Another common mistake is using every available dollar for the down payment. Sometimes a slightly smaller down payment with stronger reserves creates a healthier overall position. The right answer depends on the buyer, not just the spreadsheet.
Keep this in mind: approval range, comfort range, and strategy range are often three different numbers.
The best plan is usually the one that protects both your homeownership goals and your peace of mind after closing.
Frequently asked questions
Affordability Questions Buyers Ask All the Time
How do I know how much house I can realistically afford?
Realistically affordable means more than what may be allowed by a guideline. It means a payment that fits your income, debts, savings goals, and lifestyle without leaving you stretched every month.
What matters more, my income or my credit score?
Both matter. Income affects how much payment may fit. Credit affects which program options may be available and how flexible the strategy can be. Neither should be viewed in isolation.
Should I use an online affordability calculator first?
You can, but treat it as a rough starting point only. A real review should also consider actual debts, taxes, insurance, loan structure, and how comfortable the payment feels to you.
How much cash should I keep after closing?
That depends on your overall situation, but many buyers feel stronger when they keep some cushion after closing rather than using every dollar for the transaction itself.
Does a bigger down payment always mean a better decision?
Not always.
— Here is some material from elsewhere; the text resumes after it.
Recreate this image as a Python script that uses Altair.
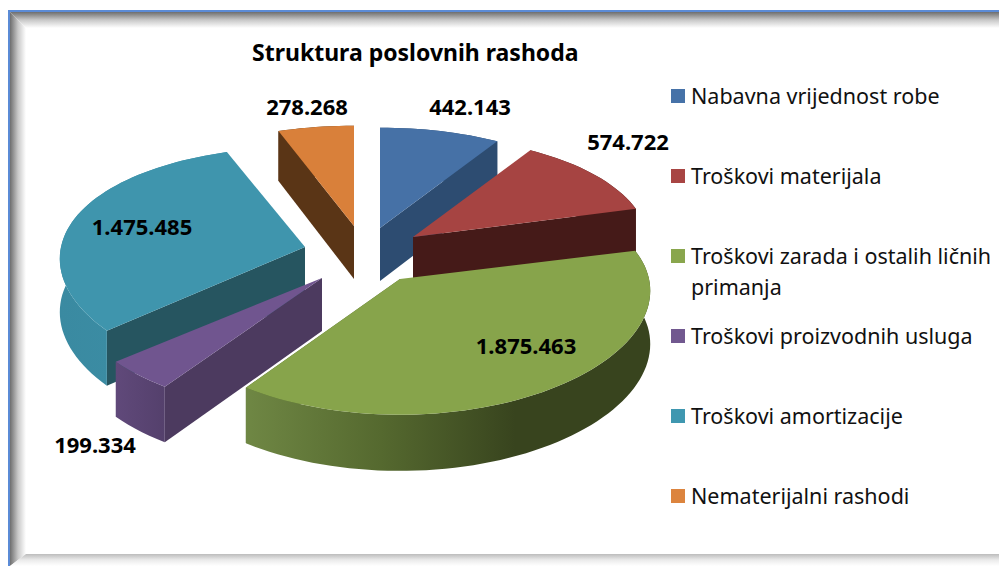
import math
import altair as alt
import pandas as pd

# ---- data
categories = ["Nabavna vrijednost robe", "Troškovi materijala",
              "Troškovi zarada i ostalih ličnih\nprimanja",
              "Troškovi proizvodnih usluga", "Troškovi amortizacije",
              "Nematerijalni rashodi"]
values = [442143, 574722, 1875463, 199334, 1475485, 278268]
value_labels = ["442.143", "574.722", "1.875.463", "199.334", "1.475.485", "278.268"]
title_text = "Struktura poslovnih rashoda"

# ---- styles
top_colors = ["#4671a6", "#a64442", "#87a44b", "#70558f", "#3f95ad", "#d9803a"]
legend_colors = ["#4672a8", "#a84543", "#89a64d", "#71588f", "#3f97b0", "#dc843e"]
cut_colors = ["#2d4c71", "#451a18", "#556b2f", "#4c3a5f", "#265560", "#5a3516"]
side_stops = [
    ["#2d4c71", "#2d4c71"], ["#451a18", "#451a18"],
    ["#6f8744", "#38441e"], ["#60497a", "#54406c"],
    ["#3a8aa1", "#3d90a8"], ["#5a3516", "#5a3516"],
]

# ---- layout (page pixels; the chart origin is at 8,8)
W, H = 991, 558
apex = [(380, 228), (413, 237), (400, 279), (322, 278), (305, 247), (354, 226)]
RXS = [236, 236, 249, 254, 244, 236]
RY, KX, KY = 118, 0.10, 0.15
DEPTH = 53
draw_order = [5, 0, 1, 4, 3, 2]
x_scale = alt.Scale(domain=[0, W], nice=False, zero=False)
y_scale = alt.Scale(domain=[H, 0], nice=False, zero=False)


def poly(points, fill):
    df = pd.DataFrame({
        "x": [p[0] - 8 for p in points] + [points[0][0] - 8],
        "y": [p[1] - 8 for p in points] + [points[0][1] - 8],
        "i": list(range(len(points) + 1)),
    })
    return alt.Chart(df).mark_line(fill=fill, strokeWidth=0, strokeOpacity=0).encode(
        x=alt.X("x:Q", scale=x_scale, axis=None),
        y=alt.Y("y:Q", scale=y_scale, axis=None),
        order="i:Q",
    )


def grad(stops, x1=0, x2=1, y1=0, y2=0):
    n = len(stops) - 1
    return alt.Gradient(
        gradient="linear", x1=x1, x2=x2, y1=y1, y2=y2,
        stops=[alt.GradientStop(offset=i / n, color=c) for i, c in enumerate(stops)],
    )


def outer(ax, ay, deg, rx):
    t = math.radians(deg)
    c, s = math.cos(t), math.sin(t)
    return (ax + rx * s * (1 - KX * c), ay - RY * c * (1 - KY * c))


def drop(p, deg):
    c = math.cos(math.radians(deg))
    return (p[0], p[1] + DEPTH * (1 - 0.06 * c))


total = sum(values)
edges = [0]
for v in values:
    edges.append(edges[-1] + 360 * v / total)

layers = []
# frame shadow, mitred at the corners
layers.append(poly([(10, 12), (26, 28), (26, 554), (10, 566)], grad(["#6e6e6e", "#c8c8c8", "#ffffff"])))
layers.append(poly([(10, 12), (999, 12), (999, 28), (26, 28)], grad(["#6e6e6e", "#c8c8c8", "#ffffff"], 0, 0, 0, 1)))
layers.append(poly([(10, 566), (999, 566), (999, 554), (26, 554)], grad(["#bcbcbc", "#ebebeb", "#ffffff"], 0, 0, 0, 1)))
layers.append(poly([(8, 10), (999, 10), (999, 12), (8, 12)], "#5b8bd6"))
layers.append(poly([(8, 10), (10, 10), (10, 566), (8, 566)], "#5b8bd6"))

for k in draw_order:
    ax, ay = apex[k]
    rx = RXS[k]
    a0, a1 = edges[k], edges[k + 1]
    steps = max(6, int((a1 - a0) / 2))
    degs = [a0 + (a1 - a0) * i / steps for i in range(steps + 1)]
    arc = [outer(ax, ay, d, rx) for d in degs]
    low = [drop(p, d) for p, d in zip(arc, degs)]
    a_low = (ax, ay + DEPTH)
    # the radial face that looks towards the viewer
    cut_deg = a1 if a0 + (a1 - a0) / 2 < 180 else a0
    cut_pt = outer(ax, ay, cut_deg, rx)
    layers.append(poly([(ax, ay), cut_pt, drop(cut_pt, cut_deg), a_low], cut_colors[k]))
    # curved wall
    wall = grad(side_stops[k]) if k != 2 else grad(["#38441e", "#38441e", "#55692f", "#6f8744"], 1, 0)
    layers.append(poly(arc + low[::-1], wall))
    # top
    layers.append(poly([(ax, ay)] + arc, top_colors[k]))

# value labels
label_df = pd.DataFrame({
    "t": value_labels,
    "x": [470, 628, 526, 95, 142, 307],
    "y": [108, 143, 347, 446, 228, 108],
})
label_df["x"] -= 8
label_df["y"] -= 8
layers.append(alt.Chart(label_df).mark_text(font="Noto Sans", fontWeight="bold", fontSize=22, color="#000000").encode(
    x=alt.X("x:Q", scale=x_scale, axis=None), y=alt.Y("y:Q", scale=y_scale, axis=None), text="t:N"))

# legend
leg_df = pd.DataFrame({
    "name": categories,
    "c": legend_colors,
    "y": [96 - 8 + 80 * i for i in range(len(categories))],
    "ty": [98 - 8 + 80 * i for i in range(len(categories))],
})
layers.append(alt.Chart(leg_df).mark_square(size=196, opacity=1, filled=True).encode(
    x=alt.value(678 - 8), y=alt.Y("y:Q", scale=y_scale, axis=None),
    color=alt.Color("c:N", scale=None, legend=None)))
layers.append(alt.Chart(leg_df).mark_text(font="Noto Sans", fontSize=21.5, align="left", baseline="middle",
                                          lineBreak="\n", lineHeight=31, color="#111111").encode(
    x=alt.value(691 - 8), y=alt.Y("ty:Q", scale=y_scale, axis=None), text="name:N"))

chart = alt.layer(*layers).properties(
    width=W, height=H, autosize=alt.AutoSizeParams(type="none"), padding=0,
    title=alt.TitleParams(title_text, anchor="start", font="Noto Sans", fontWeight="bold", fontSize=23,
                          color="#000000", dx=244, dy=58, offset=0),
).configure_view(stroke=None)

chart.save("out.html", embed_options={"renderer": "svg", "actions": False})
A bigger down payment can help reduce the loan amount, but if it leaves you with very limited reserves, it may not be the strongest overall move.
When should I get pre-approved?
Usually before you start shopping seriously. That way you are looking at homes through the lens of a real strategy instead of an online estimate.
Can self-employed buyers still figure out affordability clearly?
Yes, but the income review can be more nuanced. That is exactly why a direct conversation can be so helpful for self-employed, commission, bonus, or more complex income scenarios.